_Records shown_.
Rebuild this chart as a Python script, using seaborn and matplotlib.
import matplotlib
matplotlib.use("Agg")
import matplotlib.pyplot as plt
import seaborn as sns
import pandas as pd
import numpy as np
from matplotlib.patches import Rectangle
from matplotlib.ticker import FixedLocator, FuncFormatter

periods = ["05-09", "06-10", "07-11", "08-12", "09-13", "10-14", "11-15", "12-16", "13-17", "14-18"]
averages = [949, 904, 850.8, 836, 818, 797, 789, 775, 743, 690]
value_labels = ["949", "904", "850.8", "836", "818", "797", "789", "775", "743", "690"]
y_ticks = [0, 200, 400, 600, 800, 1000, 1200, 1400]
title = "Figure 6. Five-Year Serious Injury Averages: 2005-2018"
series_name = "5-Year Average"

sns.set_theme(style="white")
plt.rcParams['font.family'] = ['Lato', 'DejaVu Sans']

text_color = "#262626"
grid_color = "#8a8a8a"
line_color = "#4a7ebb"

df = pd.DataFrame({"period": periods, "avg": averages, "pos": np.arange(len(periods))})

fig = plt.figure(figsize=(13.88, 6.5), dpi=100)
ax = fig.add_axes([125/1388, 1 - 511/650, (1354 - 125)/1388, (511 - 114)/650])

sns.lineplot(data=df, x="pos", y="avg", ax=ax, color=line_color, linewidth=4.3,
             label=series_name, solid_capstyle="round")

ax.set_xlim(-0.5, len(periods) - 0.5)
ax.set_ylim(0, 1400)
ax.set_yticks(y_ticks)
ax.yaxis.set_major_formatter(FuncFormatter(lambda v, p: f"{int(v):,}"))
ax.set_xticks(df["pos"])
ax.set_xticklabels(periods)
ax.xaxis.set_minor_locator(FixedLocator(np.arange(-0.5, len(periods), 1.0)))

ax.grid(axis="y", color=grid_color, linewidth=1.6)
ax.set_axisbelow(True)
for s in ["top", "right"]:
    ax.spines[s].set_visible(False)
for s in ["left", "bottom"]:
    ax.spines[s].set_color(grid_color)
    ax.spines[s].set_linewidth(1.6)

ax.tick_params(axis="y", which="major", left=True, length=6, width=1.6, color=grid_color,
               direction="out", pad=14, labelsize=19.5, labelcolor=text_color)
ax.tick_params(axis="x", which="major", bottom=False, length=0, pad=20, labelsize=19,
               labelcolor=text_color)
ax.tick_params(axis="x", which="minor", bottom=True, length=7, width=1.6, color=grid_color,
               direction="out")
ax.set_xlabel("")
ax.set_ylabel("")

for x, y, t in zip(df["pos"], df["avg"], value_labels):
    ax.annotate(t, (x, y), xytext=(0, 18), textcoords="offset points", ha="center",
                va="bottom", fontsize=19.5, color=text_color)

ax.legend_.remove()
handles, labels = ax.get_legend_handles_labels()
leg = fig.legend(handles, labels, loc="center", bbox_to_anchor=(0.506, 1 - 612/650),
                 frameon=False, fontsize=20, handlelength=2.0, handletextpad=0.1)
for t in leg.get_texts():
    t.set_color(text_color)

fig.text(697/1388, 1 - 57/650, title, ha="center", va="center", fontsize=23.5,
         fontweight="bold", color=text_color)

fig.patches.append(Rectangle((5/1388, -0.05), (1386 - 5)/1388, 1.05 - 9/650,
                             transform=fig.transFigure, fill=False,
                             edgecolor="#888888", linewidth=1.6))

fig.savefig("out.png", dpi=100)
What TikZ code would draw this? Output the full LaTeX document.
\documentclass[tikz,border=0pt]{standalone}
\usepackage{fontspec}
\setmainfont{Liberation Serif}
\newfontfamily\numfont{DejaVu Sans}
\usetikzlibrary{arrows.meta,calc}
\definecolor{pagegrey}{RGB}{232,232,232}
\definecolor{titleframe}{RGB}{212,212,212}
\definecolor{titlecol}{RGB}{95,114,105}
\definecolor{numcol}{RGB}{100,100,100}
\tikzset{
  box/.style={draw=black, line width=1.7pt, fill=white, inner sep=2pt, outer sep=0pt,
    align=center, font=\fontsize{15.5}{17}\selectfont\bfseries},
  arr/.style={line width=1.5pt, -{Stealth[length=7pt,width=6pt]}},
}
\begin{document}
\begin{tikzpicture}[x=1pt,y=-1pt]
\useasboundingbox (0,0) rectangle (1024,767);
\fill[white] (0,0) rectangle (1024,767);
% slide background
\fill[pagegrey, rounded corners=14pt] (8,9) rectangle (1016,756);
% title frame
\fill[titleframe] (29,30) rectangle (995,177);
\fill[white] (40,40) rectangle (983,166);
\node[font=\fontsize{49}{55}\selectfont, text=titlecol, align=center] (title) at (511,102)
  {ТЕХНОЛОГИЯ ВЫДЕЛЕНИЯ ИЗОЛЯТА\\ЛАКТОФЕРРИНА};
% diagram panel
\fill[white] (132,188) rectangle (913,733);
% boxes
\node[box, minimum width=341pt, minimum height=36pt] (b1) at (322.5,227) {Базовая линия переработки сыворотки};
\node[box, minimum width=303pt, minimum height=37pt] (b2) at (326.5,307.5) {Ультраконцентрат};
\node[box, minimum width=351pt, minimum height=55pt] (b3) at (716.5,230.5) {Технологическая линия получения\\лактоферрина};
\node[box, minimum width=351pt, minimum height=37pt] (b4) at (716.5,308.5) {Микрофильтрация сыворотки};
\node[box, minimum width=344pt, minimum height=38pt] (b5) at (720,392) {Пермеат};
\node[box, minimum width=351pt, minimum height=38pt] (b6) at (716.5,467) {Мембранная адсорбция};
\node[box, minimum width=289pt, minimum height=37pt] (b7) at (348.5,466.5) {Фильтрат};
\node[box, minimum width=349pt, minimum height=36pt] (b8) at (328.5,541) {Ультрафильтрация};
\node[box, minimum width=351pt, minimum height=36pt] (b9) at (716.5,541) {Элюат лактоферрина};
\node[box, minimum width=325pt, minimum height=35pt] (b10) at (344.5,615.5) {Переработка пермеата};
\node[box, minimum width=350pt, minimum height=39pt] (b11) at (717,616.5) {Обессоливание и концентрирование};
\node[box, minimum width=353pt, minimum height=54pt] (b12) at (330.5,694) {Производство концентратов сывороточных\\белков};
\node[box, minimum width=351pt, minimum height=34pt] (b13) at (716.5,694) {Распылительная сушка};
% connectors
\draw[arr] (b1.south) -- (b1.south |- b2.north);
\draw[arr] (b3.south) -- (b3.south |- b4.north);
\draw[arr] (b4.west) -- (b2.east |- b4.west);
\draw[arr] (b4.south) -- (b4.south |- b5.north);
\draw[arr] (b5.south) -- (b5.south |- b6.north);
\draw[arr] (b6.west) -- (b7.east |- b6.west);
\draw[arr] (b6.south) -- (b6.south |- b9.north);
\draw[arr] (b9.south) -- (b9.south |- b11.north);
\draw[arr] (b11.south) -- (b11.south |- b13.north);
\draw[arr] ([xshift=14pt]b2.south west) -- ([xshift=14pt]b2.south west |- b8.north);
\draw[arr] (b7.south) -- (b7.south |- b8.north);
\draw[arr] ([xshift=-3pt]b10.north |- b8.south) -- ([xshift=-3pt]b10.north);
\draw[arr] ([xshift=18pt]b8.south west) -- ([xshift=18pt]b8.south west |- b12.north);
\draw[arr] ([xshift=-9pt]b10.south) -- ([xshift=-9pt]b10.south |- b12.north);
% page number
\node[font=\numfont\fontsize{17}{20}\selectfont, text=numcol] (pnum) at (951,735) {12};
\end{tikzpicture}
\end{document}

--

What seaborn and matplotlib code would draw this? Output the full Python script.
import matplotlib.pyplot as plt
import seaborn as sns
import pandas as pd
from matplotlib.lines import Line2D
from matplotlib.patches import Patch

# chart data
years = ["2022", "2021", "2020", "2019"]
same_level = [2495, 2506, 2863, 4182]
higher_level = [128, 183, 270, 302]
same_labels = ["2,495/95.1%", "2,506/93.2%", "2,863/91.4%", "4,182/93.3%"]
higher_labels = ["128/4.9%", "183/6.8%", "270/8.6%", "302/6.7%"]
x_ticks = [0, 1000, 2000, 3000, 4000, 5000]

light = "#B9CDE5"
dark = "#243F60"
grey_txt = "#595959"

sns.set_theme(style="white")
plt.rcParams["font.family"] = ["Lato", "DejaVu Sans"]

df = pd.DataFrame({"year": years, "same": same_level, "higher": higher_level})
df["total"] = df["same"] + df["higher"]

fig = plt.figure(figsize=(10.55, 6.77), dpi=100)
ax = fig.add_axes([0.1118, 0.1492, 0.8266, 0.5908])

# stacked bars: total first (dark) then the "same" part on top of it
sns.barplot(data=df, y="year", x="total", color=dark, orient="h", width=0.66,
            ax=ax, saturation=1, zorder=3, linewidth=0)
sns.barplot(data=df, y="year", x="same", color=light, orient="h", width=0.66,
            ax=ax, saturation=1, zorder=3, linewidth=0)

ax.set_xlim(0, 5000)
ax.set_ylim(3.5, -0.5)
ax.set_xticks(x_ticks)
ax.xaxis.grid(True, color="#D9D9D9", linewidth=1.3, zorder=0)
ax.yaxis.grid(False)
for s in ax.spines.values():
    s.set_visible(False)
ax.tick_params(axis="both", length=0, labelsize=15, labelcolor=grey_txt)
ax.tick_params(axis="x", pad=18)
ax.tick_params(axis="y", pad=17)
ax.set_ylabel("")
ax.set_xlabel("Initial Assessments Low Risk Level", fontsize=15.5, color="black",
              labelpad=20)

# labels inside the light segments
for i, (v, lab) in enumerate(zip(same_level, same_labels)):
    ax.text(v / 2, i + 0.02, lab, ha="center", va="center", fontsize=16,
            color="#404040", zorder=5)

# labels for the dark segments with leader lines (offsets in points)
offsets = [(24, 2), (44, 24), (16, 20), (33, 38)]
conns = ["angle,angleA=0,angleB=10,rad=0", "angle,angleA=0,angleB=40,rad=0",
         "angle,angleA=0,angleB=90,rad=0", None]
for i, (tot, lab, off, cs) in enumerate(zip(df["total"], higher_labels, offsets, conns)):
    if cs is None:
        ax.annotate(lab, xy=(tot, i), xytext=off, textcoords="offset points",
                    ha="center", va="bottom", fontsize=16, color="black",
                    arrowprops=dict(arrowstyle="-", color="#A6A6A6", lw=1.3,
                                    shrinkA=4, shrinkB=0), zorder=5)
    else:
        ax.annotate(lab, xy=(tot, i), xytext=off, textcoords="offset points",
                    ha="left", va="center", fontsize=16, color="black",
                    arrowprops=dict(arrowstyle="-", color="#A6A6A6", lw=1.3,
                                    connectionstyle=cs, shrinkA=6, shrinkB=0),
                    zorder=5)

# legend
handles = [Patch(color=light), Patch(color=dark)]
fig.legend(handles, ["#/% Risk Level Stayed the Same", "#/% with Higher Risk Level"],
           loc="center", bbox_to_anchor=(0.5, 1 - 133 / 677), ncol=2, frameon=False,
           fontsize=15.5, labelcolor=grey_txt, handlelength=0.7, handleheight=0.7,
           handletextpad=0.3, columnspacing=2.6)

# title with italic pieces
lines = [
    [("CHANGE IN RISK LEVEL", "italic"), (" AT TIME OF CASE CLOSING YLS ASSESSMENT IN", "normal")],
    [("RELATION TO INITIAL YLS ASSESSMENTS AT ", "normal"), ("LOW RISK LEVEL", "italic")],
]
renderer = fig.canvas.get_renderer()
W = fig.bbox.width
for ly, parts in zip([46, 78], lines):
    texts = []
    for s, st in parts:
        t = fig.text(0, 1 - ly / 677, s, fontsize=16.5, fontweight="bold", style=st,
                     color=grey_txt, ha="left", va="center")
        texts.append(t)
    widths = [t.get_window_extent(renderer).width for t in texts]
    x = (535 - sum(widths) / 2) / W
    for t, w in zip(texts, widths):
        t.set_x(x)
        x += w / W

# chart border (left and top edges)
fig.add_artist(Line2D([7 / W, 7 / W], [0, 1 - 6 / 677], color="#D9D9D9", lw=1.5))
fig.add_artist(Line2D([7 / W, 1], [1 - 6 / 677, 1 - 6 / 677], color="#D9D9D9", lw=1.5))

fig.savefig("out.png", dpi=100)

_Problem_. Give again only the lines that run from the line with "Rebuild this chart" to the line with "ax.spines[s].set_linewidth(1.6)". Include both of those lines exactly as written.

_Problem solution_.
Rebuild this chart as a Python script, using seaborn and matplotlib.
import matplotlib
matplotlib.use("Agg")
import matplotlib.pyplot as plt
import seaborn as sns
import pandas as pd
import numpy as np
from matplotlib.patches import Rectangle
from matplotlib.ticker import FixedLocator, FuncFormatter

periods = ["05-09", "06-10", "07-11", "08-12", "09-13", "10-14", "11-15", "12-16", "13-17", "14-18"]
averages = [949, 904, 850.8, 836, 818, 797, 789, 775, 743, 690]
value_labels = ["949", "904", "850.8", "836", "818", "797", "789", "775", "743", "690"]
y_ticks = [0, 200, 400, 600, 800, 1000, 1200, 1400]
title = "Figure 6. Five-Year Serious Injury Averages: 2005-2018"
series_name = "5-Year Average"

sns.set_theme(style="white")
plt.rcParams['font.family'] = ['Lato', 'DejaVu Sans']

text_color = "#262626"
grid_color = "#8a8a8a"
line_color = "#4a7ebb"

df = pd.DataFrame({"period": periods, "avg": averages, "pos": np.arange(len(periods))})

fig = plt.figure(figsize=(13.88, 6.5), dpi=100)
ax = fig.add_axes([125/1388, 1 - 511/650, (1354 - 125)/1388, (511 - 114)/650])

sns.lineplot(data=df, x="pos", y="avg", ax=ax, color=line_color, linewidth=4.3,
             label=series_name, solid_capstyle="round")

ax.set_xlim(-0.5, len(periods) - 0.5)
ax.set_ylim(0, 1400)
ax.set_yticks(y_ticks)
ax.yaxis.set_major_formatter(FuncFormatter(lambda v, p: f"{int(v):,}"))
ax.set_xticks(df["pos"])
ax.set_xticklabels(periods)
ax.xaxis.set_minor_locator(FixedLocator(np.arange(-0.5, len(periods), 1.0)))

ax.grid(axis="y", color=grid_color, linewidth=1.6)
ax.set_axisbelow(True)
for s in ["top", "right"]:
    ax.spines[s].set_visible(False)
for s in ["left", "bottom"]:
    ax.spines[s].set_color(grid_color)
    ax.spines[s].set_linewidth(1.6)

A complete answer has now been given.